* Exercise
Skip all pictures. Write out the data below from its first line through the line that contains "nan = np.nan".

* Dataset extract
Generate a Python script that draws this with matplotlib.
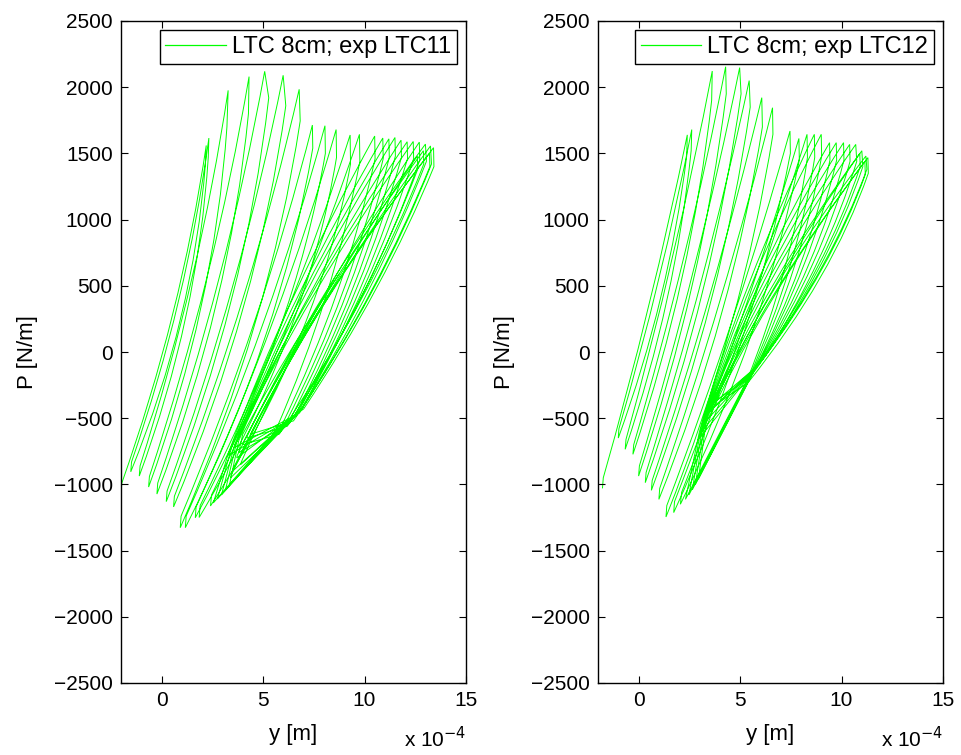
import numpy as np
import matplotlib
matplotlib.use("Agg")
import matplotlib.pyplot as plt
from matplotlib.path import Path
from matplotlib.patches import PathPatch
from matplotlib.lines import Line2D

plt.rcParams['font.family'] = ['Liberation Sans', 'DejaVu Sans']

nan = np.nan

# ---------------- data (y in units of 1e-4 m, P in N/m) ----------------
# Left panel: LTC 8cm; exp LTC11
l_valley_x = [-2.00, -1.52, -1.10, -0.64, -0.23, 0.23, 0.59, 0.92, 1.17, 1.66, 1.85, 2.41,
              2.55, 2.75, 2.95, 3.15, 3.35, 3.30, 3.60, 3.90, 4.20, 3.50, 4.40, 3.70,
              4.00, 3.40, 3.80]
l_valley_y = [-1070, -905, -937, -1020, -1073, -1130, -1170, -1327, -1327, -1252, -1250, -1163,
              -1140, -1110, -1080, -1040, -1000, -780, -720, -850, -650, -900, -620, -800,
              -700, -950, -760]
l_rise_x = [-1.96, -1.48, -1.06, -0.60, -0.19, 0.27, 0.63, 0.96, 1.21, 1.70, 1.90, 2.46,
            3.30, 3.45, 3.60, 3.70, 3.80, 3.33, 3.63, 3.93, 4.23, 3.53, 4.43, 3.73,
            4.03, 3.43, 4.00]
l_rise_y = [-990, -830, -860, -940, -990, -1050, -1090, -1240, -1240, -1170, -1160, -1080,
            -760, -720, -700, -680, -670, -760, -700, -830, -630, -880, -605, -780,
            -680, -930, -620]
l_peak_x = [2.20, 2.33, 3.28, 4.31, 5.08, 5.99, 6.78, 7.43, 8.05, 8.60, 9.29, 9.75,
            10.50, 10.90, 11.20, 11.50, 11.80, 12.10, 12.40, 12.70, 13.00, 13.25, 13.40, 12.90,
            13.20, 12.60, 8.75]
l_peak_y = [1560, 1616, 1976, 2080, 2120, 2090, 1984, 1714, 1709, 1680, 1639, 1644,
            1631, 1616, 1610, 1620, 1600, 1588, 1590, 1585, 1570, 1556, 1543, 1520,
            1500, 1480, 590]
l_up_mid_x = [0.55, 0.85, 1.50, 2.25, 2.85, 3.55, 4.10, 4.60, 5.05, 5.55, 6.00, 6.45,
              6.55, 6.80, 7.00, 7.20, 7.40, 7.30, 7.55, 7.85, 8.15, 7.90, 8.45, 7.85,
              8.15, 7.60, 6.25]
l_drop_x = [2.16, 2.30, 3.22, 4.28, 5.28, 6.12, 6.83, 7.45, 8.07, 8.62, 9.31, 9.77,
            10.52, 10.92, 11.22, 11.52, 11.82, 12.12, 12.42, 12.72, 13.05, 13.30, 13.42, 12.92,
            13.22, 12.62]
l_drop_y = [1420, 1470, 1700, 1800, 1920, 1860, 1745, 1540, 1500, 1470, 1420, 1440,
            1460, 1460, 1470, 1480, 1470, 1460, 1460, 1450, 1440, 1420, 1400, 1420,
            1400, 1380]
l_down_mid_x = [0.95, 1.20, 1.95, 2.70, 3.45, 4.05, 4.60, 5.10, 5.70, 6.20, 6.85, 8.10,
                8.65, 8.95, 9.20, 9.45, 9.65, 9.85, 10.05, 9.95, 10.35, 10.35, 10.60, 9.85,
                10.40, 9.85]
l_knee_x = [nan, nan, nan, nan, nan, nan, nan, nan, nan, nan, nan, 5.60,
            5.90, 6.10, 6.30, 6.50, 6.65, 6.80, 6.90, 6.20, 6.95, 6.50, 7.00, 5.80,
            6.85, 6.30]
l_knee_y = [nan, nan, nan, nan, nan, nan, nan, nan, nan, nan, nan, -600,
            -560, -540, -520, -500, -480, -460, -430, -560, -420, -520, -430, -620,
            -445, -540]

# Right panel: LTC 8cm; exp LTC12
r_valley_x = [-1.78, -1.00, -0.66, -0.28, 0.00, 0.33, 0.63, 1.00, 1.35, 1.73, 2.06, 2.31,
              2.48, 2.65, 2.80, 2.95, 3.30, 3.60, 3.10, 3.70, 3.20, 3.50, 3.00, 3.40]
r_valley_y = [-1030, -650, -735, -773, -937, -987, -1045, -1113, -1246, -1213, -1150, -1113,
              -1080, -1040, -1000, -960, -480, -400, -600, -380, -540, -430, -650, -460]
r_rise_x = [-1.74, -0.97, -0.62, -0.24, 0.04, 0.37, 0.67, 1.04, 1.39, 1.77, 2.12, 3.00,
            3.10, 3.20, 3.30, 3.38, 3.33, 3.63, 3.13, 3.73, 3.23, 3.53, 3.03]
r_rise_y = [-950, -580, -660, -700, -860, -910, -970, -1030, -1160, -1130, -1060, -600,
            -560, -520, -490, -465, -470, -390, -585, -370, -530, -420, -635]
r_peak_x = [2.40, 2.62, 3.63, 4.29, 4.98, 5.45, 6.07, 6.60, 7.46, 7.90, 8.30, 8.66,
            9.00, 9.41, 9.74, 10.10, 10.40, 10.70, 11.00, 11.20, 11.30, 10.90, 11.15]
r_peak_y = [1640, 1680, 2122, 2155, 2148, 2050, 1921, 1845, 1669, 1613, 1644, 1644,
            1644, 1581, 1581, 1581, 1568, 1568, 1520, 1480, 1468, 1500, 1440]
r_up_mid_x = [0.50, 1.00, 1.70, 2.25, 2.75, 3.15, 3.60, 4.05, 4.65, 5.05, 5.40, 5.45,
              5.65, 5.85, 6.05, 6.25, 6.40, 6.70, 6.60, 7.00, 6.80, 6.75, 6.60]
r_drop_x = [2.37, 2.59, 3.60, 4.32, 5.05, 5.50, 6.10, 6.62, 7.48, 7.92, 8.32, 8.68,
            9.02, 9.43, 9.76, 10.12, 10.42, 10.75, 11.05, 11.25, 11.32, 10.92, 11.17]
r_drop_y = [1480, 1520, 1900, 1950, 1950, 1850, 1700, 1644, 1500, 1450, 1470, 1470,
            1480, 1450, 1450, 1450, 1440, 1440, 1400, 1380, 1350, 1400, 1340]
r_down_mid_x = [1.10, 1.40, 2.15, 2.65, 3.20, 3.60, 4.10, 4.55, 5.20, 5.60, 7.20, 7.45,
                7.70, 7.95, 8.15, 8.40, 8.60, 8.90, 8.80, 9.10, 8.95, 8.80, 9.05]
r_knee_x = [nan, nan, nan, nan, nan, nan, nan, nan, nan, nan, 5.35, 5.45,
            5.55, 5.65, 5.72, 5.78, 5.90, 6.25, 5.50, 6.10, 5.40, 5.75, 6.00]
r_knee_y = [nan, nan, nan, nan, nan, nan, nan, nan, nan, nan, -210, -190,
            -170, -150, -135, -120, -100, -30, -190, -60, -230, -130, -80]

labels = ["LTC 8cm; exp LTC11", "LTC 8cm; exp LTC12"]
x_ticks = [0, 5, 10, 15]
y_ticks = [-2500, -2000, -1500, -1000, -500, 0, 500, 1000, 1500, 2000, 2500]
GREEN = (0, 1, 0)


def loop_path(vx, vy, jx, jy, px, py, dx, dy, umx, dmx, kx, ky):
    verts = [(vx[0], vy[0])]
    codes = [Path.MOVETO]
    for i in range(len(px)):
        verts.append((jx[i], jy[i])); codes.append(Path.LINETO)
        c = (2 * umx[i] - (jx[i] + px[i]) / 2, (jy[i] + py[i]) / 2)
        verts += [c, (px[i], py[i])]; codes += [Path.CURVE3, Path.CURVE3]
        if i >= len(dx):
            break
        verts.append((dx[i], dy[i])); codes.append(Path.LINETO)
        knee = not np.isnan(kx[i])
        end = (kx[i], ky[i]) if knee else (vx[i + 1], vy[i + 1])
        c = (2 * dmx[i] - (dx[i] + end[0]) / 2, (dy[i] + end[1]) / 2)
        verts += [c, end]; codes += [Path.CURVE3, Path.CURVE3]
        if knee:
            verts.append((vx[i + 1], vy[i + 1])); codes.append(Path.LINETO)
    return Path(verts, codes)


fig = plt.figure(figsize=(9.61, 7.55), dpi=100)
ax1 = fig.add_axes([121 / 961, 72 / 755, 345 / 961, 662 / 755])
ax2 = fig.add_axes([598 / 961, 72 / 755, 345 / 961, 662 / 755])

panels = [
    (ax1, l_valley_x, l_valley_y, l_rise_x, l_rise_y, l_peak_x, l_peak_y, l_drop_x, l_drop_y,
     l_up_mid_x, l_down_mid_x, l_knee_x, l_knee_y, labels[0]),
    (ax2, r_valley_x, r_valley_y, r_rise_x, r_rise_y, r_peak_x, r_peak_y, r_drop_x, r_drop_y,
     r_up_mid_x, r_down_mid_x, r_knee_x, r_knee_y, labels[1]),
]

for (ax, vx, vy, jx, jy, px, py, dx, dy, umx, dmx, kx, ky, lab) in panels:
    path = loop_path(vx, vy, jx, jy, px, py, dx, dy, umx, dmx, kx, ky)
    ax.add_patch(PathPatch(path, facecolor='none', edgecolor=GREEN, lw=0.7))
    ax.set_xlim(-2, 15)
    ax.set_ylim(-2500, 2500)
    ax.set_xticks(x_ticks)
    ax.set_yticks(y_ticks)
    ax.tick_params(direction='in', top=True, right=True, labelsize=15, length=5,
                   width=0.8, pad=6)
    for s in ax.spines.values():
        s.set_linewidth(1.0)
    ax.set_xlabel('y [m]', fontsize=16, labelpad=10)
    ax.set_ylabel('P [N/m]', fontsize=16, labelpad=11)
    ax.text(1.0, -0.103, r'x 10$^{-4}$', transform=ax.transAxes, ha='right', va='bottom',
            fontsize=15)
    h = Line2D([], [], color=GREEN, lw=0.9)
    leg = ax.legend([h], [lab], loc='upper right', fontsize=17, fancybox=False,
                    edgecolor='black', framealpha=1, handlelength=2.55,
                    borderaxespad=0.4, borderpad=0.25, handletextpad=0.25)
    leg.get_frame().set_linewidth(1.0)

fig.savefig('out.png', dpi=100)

* The response
Generate a Python script that draws this with matplotlib.
import numpy as np
import matplotlib
matplotlib.use("Agg")
import matplotlib.pyplot as plt
from matplotlib.path import Path
from matplotlib.patches import PathPatch
from matplotlib.lines import Line2D

plt.rcParams['font.family'] = ['Liberation Sans', 'DejaVu Sans']

nan = np.nan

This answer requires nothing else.